▶ **Task directions**
In the listing below, find the line containing "Recreate this image" and the line containing "ax.bar(x + w". Repeat exactly those two lines and every line between them, nothing more.

[Data items]

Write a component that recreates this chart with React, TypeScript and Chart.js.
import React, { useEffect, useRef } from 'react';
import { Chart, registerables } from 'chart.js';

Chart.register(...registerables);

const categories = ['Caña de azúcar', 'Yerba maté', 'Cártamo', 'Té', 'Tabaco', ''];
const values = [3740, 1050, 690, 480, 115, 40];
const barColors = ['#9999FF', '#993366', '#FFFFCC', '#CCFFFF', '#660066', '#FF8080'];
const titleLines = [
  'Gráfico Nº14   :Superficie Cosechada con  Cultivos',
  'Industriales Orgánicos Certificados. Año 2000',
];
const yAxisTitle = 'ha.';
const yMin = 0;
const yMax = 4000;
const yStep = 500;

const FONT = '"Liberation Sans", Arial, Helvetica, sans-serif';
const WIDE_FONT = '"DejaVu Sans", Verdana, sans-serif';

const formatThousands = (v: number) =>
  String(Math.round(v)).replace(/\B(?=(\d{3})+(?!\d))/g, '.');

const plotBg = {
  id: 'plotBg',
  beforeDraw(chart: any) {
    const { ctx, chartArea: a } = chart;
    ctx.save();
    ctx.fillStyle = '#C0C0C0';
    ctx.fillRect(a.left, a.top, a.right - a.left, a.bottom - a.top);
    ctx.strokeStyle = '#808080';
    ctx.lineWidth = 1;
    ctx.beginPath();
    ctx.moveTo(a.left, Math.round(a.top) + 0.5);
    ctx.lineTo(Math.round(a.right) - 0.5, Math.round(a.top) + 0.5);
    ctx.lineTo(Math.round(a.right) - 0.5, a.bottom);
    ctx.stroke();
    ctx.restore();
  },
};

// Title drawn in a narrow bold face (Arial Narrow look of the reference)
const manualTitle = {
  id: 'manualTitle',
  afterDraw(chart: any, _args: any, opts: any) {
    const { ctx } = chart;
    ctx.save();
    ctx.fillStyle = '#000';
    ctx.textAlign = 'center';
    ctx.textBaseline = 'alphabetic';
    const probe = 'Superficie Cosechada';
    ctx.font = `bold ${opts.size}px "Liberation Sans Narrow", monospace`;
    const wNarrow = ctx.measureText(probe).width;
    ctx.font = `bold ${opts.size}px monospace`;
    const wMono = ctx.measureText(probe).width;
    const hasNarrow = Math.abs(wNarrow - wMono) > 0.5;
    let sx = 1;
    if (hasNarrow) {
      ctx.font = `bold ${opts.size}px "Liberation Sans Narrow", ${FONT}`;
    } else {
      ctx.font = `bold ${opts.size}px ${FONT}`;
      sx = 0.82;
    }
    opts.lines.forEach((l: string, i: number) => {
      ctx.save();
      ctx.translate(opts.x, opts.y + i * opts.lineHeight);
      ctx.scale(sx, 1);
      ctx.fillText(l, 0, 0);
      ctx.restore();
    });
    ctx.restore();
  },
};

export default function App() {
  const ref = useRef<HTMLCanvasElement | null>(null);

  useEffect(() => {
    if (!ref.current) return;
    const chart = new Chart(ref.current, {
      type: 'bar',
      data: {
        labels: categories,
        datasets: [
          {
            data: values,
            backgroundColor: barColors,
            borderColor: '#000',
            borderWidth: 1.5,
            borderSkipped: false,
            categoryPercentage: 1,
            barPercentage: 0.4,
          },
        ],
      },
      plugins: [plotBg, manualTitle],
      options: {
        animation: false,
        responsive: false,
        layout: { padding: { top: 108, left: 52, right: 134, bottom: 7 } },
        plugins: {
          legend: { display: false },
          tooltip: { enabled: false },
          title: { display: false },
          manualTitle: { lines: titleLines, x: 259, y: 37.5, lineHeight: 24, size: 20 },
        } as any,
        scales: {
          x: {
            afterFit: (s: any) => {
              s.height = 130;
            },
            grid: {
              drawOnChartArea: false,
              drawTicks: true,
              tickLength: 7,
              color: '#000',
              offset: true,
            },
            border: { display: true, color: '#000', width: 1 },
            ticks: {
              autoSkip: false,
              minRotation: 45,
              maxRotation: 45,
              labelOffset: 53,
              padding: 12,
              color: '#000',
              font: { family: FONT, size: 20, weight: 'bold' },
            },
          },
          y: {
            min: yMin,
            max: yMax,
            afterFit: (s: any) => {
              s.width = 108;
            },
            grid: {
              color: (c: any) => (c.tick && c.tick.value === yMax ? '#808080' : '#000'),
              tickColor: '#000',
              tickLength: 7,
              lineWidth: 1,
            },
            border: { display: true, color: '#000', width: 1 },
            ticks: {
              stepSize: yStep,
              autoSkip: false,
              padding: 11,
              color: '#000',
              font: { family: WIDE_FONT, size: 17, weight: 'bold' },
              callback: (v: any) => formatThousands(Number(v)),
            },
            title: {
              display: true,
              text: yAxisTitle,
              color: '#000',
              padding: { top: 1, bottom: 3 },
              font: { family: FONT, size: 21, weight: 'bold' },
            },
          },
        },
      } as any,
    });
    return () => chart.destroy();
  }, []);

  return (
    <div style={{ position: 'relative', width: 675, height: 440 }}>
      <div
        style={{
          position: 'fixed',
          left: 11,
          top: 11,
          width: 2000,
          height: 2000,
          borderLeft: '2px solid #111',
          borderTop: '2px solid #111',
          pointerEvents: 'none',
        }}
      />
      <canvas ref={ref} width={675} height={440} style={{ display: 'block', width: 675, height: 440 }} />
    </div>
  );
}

==

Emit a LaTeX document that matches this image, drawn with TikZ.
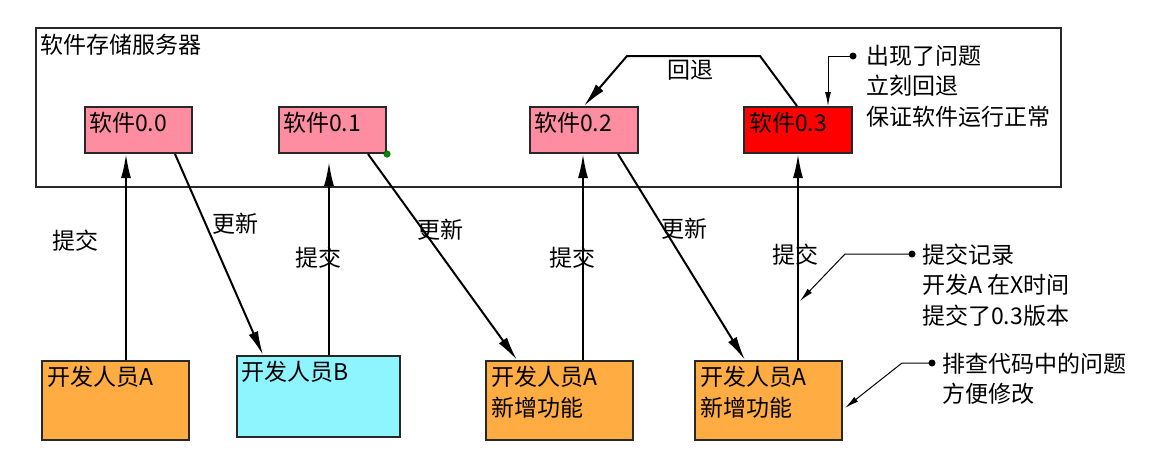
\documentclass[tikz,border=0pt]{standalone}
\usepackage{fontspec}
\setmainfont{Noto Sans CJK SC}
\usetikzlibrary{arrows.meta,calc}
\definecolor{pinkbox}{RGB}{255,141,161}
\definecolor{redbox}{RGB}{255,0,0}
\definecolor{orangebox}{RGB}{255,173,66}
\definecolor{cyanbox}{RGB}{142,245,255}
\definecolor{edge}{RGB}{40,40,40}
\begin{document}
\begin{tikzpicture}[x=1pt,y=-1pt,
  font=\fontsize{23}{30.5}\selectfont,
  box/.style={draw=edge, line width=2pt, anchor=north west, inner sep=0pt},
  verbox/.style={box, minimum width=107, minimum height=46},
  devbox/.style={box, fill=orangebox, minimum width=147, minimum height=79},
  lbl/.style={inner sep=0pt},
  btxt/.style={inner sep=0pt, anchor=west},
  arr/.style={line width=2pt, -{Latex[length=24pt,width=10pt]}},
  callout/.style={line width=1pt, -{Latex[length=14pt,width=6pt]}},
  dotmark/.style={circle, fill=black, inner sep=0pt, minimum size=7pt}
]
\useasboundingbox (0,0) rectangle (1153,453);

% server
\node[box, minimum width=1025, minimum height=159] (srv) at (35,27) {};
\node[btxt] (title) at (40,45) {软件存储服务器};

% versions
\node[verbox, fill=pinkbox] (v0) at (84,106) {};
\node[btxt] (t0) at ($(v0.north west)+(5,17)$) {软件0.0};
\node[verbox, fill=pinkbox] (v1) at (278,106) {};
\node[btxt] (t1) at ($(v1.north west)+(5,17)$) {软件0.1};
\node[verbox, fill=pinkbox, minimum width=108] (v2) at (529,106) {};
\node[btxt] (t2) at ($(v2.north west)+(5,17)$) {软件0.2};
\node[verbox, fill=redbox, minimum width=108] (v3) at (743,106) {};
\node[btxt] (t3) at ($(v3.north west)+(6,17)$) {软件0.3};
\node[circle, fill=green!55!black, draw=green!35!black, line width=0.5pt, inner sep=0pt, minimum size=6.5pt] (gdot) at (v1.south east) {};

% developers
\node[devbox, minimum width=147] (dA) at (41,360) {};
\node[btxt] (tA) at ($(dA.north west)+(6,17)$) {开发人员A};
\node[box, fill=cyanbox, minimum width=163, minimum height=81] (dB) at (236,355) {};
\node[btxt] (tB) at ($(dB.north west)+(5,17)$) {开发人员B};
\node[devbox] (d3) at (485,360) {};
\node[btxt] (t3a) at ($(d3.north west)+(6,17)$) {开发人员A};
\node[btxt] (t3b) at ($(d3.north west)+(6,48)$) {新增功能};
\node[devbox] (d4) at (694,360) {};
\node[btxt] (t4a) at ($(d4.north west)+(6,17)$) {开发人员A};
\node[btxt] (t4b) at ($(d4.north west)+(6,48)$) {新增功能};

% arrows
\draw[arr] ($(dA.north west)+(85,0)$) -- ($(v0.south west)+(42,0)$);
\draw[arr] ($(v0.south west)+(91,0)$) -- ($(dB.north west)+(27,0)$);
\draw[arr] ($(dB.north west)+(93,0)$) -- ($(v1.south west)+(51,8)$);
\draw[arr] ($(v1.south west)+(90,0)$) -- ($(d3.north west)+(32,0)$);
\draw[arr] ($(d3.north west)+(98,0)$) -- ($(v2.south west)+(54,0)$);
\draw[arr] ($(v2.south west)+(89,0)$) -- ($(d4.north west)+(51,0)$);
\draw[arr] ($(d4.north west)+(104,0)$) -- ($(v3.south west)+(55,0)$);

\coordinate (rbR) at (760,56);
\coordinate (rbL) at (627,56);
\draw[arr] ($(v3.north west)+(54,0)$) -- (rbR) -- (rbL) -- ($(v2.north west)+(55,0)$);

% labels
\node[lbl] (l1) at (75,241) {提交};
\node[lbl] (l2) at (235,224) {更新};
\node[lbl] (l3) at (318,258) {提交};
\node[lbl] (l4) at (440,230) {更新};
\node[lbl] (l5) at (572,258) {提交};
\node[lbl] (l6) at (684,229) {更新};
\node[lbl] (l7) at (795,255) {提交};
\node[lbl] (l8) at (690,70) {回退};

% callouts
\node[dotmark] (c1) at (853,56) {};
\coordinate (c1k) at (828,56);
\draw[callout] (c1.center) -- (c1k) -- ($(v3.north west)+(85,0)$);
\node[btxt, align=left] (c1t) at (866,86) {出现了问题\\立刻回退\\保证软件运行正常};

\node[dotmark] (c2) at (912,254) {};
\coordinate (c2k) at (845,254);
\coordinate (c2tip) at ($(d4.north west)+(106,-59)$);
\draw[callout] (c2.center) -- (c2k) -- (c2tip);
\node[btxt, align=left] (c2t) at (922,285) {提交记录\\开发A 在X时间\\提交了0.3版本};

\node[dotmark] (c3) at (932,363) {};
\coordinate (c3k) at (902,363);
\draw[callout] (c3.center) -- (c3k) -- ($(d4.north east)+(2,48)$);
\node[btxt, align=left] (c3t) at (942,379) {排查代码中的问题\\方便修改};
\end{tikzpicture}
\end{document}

---

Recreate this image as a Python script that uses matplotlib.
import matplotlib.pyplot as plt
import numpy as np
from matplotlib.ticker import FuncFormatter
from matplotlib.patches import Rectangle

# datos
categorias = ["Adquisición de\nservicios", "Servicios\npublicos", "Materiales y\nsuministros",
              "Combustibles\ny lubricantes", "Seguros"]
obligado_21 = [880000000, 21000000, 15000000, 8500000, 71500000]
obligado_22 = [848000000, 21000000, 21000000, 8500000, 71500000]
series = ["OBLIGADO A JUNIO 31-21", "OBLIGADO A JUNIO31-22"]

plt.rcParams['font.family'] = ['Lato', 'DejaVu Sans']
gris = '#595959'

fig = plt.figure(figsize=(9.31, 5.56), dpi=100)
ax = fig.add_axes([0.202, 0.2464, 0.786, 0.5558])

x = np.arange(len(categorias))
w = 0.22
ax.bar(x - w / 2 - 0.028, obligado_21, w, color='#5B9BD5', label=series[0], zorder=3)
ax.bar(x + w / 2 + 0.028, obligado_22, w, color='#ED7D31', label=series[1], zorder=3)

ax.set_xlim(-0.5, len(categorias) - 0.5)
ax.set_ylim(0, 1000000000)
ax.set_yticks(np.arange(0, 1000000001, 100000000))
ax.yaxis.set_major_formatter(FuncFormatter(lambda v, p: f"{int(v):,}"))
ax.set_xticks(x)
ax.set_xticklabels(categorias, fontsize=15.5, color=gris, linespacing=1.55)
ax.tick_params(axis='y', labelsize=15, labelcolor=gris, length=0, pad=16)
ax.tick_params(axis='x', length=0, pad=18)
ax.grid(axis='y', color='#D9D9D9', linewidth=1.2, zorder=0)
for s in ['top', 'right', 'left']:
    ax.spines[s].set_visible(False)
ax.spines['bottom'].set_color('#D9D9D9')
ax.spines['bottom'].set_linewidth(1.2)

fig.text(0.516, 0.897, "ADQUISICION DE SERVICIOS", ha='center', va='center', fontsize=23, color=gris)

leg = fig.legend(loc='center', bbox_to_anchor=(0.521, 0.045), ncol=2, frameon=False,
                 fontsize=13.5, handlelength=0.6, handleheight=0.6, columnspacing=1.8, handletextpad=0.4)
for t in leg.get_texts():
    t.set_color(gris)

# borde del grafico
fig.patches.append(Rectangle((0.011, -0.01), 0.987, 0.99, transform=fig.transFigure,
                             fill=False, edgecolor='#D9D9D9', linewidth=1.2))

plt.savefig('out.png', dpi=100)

▶ **The reply**
Recreate this image as a Python script that uses matplotlib.
import matplotlib.pyplot as plt
import numpy as np
from matplotlib.ticker import FuncFormatter
from matplotlib.patches import Rectangle

# datos
categorias = ["Adquisición de\nservicios", "Servicios\npublicos", "Materiales y\nsuministros",
              "Combustibles\ny lubricantes", "Seguros"]
obligado_21 = [880000000, 21000000, 15000000, 8500000, 71500000]
obligado_22 = [848000000, 21000000, 21000000, 8500000, 71500000]
series = ["OBLIGADO A JUNIO 31-21", "OBLIGADO A JUNIO31-22"]

plt.rcParams['font.family'] = ['Lato', 'DejaVu Sans']
gris = '#595959'

fig = plt.figure(figsize=(9.31, 5.56), dpi=100)
ax = fig.add_axes([0.202, 0.2464, 0.786, 0.5558])

x = np.arange(len(categorias))
w = 0.22
ax.bar(x - w / 2 - 0.028, obligado_21, w, color='#5B9BD5', label=series[0], zorder=3)
ax.bar(x + w / 2 + 0.028, obligado_22, w, color='#ED7D31', label=series[1], zorder=3)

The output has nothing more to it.